I can imagine that a playwright with a flair for comedy might have been able to reveal this information--most of which isn't essential to the story anyway--in an interesting, entertaining manner. But Athanasiades seems determined to do just the opposite: her characters say in three lines what other writers would have them say in one. Which means that the audience is two or three steps ahead of the characters every beat of the story.

To make matters worse, much of the dialogue is clotted with the obvious and the stale. You can't help but wonder what kind of married couple, outside of a foreign-language textbook, feel compelled to repeat to each other, without a hint of irony, such silly, information-free comments as "They say that the way to a man's heart is through his stomach," "I don't like to use our savings unless it's absolutely necessary," and "Things are different these days."

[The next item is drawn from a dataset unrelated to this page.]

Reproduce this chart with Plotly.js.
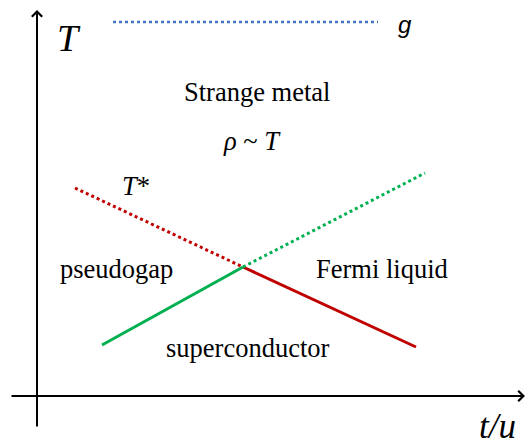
<!DOCTYPE html>
<html><head><meta charset="utf-8">
<script src="https://cdn.plot.ly/plotly-3.0.1.min.js"></script>
<style>html,body{margin:0;padding:0;background:#fff}#plot{width:529px;height:445px}</style>
</head><body><div id="plot"></div>
<script>
// Schematic phase diagram: coordinates in arbitrary units of t/u (x) and T (y)
const gX = [7.6, 34.1], gY = [37.4, 37.4];              // g line (blue dotted)
const tStarX = [3.8, 20.6], tStarY = [20.8, 12.9];       // T* (red dotted)
const flX = [20.6, 37.9], flY = [12.9, 4.9];             // Fermi liquid boundary (red solid)
const scX = [6.5, 20.6], scY = [5.1, 12.9];              // superconductor dome edge (green solid)
const smX = [20.6, 38.8], smY = [12.9, 22.3];            // green dotted
const labels = ["Strange metal", "<i>ρ</i> ~ <i>T</i>", "<i>T</i>*", "pseudogap", "Fermi liquid", "superconductor"];
const labelX = [21.95, 21.5, 9.9, 7.9, 34.5, 21.05];
const labelY = [30.4, 25.5, 21.0, 12.7, 12.7, 4.8];

const serif = "'Liberation Serif', 'Times New Roman', Times, serif";
const traces = [
  {x: gX, y: gY, mode: "lines", line: {color: "#4472c4", width: 2.5, dash: "dot"}},
  {x: tStarX, y: tStarY, mode: "lines", line: {color: "#c00000", width: 3, dash: "dot"}},
  {x: flX, y: flY, mode: "lines", line: {color: "#c00000", width: 3}},
  {x: scX, y: scY, mode: "lines", line: {color: "#00b050", width: 3}},
  {x: smX, y: smY, mode: "lines", line: {color: "#00b050", width: 3, dash: "dot"}}
];
const ann = labels.map((t, i) => ({x: labelX[i], y: labelY[i], text: t, showarrow: false,
  font: {family: serif, size: 26.5, color: "#000"}, xanchor: "center", yanchor: "middle"}));
ann.push({x: 3.2, y: 35.8, text: "<i>T</i>", showarrow: false, font: {family: serif, size: 38, color: "#000"}});
ann.push({x: 46.0, y: -3.0, text: "<i>t/u</i>", showarrow: false, font: {family: serif, size: 35, color: "#000"}});
ann.push({x: 36.8, y: 37.2, text: "<i>g</i>", showarrow: false, font: {family: "'Liberation Sans', Arial, sans-serif", size: 24, color: "#000"}});
// axes arrows
ann.push({x: 0, y: 38.6, ax: 0, ay: -3.2, axref: "x", ayref: "y", xref: "x", yref: "y", showarrow: true,
  arrowhead: 4, arrowsize: 1, arrowwidth: 2, arrowcolor: "#000", text: ""});
ann.push({x: 48.8, y: 0, ax: -2.7, ay: 0, axref: "x", ayref: "y", xref: "x", yref: "y", showarrow: true,
  arrowhead: 4, arrowsize: 1, arrowwidth: 2, arrowcolor: "#000", text: ""});

const layout = {
  width: 529, height: 445, margin: {l: 0, r: 0, t: 0, b: 0},
  paper_bgcolor: "#fff", plot_bgcolor: "#fff", showlegend: false,
  font: {family: serif},
  xaxis: {range: [-3.7, 49.2], visible: false, fixedrange: true},
  yaxis: {range: [-4.9, 39.6], visible: false, fixedrange: true},
  annotations: ann
};
Plotly.newPlot("plot", traces, layout, {staticPlot: true, displayModeBar: false});
</script></body></html>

Such lapses in the dialogue might be forgivable if the story made any sense, or if the characters were credible or interesting. But it doesn't and they aren't. Fred and Laurie are as dull as the cliches they spout. Genevieve is painted as such an absolute monster--spoiled, selfish, and pathologically manipulative--that there's no possibility of getting to know the woman behind the villain. The playwright never gives any explanation of how such sweet, bland parents could spawn a child so insensitive she thinks nothing of telling her mother she has a diaphragm because it's "the easiest way to fuck," or of revealing to her boyfriend that she lost her job because "they accused me of fu--of having sex in the office."

Then again, Athanasiades leaves plenty of questions unanswered in her play. But the most pressing is: How did this script get a production?